C'est ce moment de bonheur inlocalisable...

Publié le par Fred Pougeard

Le tableau le plus émouvant de Corot est sans doute Orphée ramenant Eurydice des Enfers. Alors que les représentations picturales du mythe privilégient plutôt ses épisodes dramatiques, et notamment celui où Orphée, trop impatient de revoir la figure aimée, se retourne avant l'heure et perd définitivement Eurydice, Corot choisit de représenter ce bref laps de temps où, sur le chemin qui les amène au monde des vivants, Eurydice et Orphée se dirigent vers la sortie, l'un devançant l'autre. Cet intervalle où, pour quelques minutes, les amants sont réunis peut à juste titre être qualifié d'utopique, puisque c'est celui où Eurydice a été arrachée à la mort et où Orphée est certain d'avoir retrouvé le bien suprême de sa vie. C'est ce moment de bonheur inlocalisable que saisit Corot, ajoutant ici, tel un poète antique, sa touche personnelle au récit mythologique.
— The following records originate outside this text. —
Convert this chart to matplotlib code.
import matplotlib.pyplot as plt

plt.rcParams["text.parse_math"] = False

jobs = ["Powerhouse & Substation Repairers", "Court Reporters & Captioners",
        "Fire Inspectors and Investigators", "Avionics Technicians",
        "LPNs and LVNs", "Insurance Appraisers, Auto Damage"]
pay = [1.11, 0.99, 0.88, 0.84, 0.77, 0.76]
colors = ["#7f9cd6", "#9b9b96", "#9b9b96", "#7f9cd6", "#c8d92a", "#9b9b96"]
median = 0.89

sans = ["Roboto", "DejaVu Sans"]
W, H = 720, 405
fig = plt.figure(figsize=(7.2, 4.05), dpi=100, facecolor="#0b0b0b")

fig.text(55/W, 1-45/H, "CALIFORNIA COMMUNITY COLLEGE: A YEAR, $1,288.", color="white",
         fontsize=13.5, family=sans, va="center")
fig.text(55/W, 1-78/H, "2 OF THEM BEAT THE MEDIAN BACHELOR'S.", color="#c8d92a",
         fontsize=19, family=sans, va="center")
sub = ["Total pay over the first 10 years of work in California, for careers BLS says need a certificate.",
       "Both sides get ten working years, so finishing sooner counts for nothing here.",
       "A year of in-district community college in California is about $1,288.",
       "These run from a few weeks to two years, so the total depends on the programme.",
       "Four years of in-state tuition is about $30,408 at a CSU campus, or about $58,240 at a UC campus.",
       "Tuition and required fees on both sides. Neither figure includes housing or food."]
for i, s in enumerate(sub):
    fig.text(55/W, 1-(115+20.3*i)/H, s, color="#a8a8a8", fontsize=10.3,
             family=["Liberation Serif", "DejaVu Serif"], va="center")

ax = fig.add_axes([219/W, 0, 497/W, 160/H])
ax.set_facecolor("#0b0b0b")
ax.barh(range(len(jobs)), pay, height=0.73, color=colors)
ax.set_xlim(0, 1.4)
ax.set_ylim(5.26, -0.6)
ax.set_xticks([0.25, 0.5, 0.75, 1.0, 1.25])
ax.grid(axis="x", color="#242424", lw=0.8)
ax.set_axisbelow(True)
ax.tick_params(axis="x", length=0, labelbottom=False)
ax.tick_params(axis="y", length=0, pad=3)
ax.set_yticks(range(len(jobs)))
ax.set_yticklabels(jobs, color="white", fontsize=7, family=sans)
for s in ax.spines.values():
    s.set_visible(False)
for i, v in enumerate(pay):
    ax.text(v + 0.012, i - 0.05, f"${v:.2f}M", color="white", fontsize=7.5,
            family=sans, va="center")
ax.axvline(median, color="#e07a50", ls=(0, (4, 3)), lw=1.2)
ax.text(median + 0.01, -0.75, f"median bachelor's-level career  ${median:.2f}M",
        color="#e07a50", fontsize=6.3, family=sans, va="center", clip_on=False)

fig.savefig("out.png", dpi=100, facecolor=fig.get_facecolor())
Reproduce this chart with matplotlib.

Il choisit non pas de montrer Orphée précédant Eurydice à une distance plus ou moins grande, conformément à la tradition poétique, mais marchant devant elle en la tenant par la main, tandis que, de l'autre, il élève sa lyre à la hauteur de ses yeux, tant pour chasser les obstacles et les maléfices que pour signifier la victoire de la poésie sur les forces de la mort. Là, sur la toile, les amants ne sont pas séparés, le contact a eu lieu, il s'est produit par le toucher, par la douce pression de la paume et des doigts, et tout laisse imaginer que l'épreuve connaîtra une conclusion heureuse. Comme Orphée enserre le poignet d'Eurydice, qu'il sent battre son sang dans ses veines, il saura peut-être réprimer l'envie funeste de se retourner pour la voir ; la chaleur retrouvée de son corps lui suffit pour s'assurer que c'est bien elle ; et il reviendra triomphant et heureux des Enfers. Avec ce tableau, Corot a su renverser le sens du mythe le plus désespérant de l'antiquité grecque, passant de la dystopsie de la séparation inéluctable à la possibilité réelle du retour de l'être aimé et de la victoire sur la mort.

Joël Gayraud, La Paupière auriculaire, éditions Corti 2017.